Study of PSM DC to DC buck converter and some of its applications

Abstract

Switching converters are preferred over linear converters due to their high efficiency and reduced size, making them suitable for powercritical and portable applications. Main control methods in switching converters include Pulse Width Modulation (PWM), Pulse Frequency Modulation (PFM), Pulse Skipping Modulation (PSM) and Zero Voltage Switching (ZVS) resonance technique. Pulse Skipping Modulation (PSM) is a control technique and a DC-DC converter under PSM control has merits such as constant frequency operation, absence of the need for compensation circuit design, higher light load efficiency, better EMI performance, inherent stability with absence of chaos especially under Discontinuous Conduction Mode (DCM) and good response to changes in input and load with capability to regulate over a good range of input voltage.

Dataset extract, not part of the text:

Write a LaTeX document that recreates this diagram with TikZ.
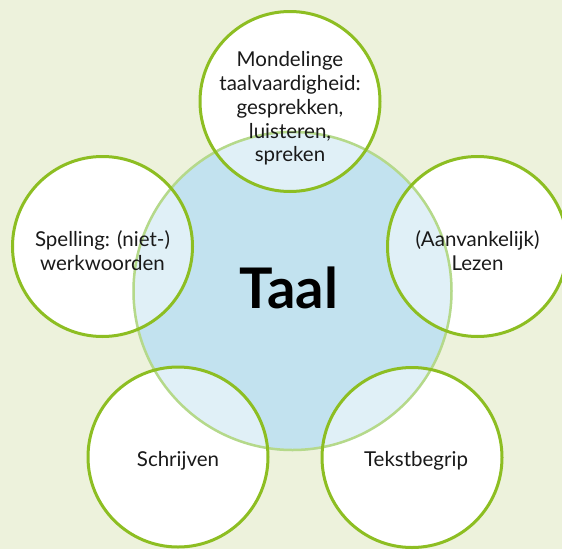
\documentclass[tikz,border=0pt]{standalone}
\usepackage{fontspec}
\setmainfont{Lato}
\definecolor{bgc}{HTML}{EDF2DC}
\definecolor{bluec}{HTML}{C2E2EF}
\definecolor{ringc}{HTML}{8DBE22}
\definecolor{cringc}{HTML}{B5D98A}
\definecolor{txtc}{HTML}{1A1A1A}
\begin{document}
\begin{tikzpicture}[x=1pt,y=-1pt,
  outer/.style={circle,minimum size=181pt,inner sep=0pt,fill=white},
  ring/.style={draw=ringc,line width=3pt},
  lbl/.style={align=center,text=txtc,font=\fontsize{20.5}{23.8}\selectfont},
]
\useasboundingbox (0,0) rectangle (562,549);
\fill[bgc] (0,0) rectangle (562,549);
% outer circles (white fill)
\node[outer] (top) at (290,101.5) {};
\node[outer] (left) at (102.5,246.5) {};
\node[outer] (right) at (477.5,246.5) {};
\node[outer] (bl) at (178,457) {};
\node[outer] (br) at (412,457.5) {};
% central circle
\node[circle,minimum size=320pt,inner sep=0pt,fill=bluec] (taal) at (292.5,291) {};
% translucent white overlap
\foreach \c in {top,left,right,bl,br}{
  \fill[white,opacity=0.5] (\c.center) circle[radius=90.5pt];
}
% central border
\draw[cringc,line width=2.5pt] (taal.center) circle[radius=159pt];
% outer borders
\foreach \c in {top,left,right,bl,br}{
  \draw[ring] (\c.center) circle[radius=90pt];
}
% labels
\node[lbl] (ltop) at ([yshift=-7pt]top.center) {Mondelinge\\taalvaardigheid:\\gesprekken,\\luisteren,\\spreken};
\node[lbl] (lleft) at ([yshift=-4pt]left.center) {Spelling: (niet-)\\werkwoorden};
\node[lbl] (lright) at ([yshift=-4.5pt]right.center) {(Aanvankelijk)\\Lezen};
\node[lbl] (lbl) at ([yshift=-3.5pt]bl.center) {Schrijven};
\node[lbl] (lbr) at ([xshift=4pt,yshift=-3pt]br.center) {Tekstbegrip};
\node[text=black,font=\fontsize{56}{64}\selectfont\bfseries] (ltaal) at (289,288) {Taal};
\end{tikzpicture}
\end{document}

Dual mode control scheme, which combines PWM an PSM in buck converter, is reported to be highly efficient over wider load range. PSM can be the whole time mode at normal loads too with improvements, study of which is the main objective of the thesis. Improvement of the converter is mainly aimed at reducing the ripple content at the output, which is high, being the main drawbacks in PSM converter due to which it is less preferred. Suitability of PSM as a whole time mode, under continuous and discontinuous conduction, in buck converter is studied along with exhibition of bifurcation and chaos, with input voltage as parameter. A Forced DCM (FDCM) is suggested under conditions corresponding to continuous current conduction, with hysteretic current control. The FDCM converter is found to have a nominal ripple and regulation, and is free of chaos. An improved PSM converter with reduced ripple, using inductor current ripple control, is also proposed. PSM converters can be applied in power supplies, and a method to cascade PSM and Low Drop Out (LDO) or Linear regulator, is studied with SIMPLIS to find that the converter gives an improved ripple performance, which was verified experimentally.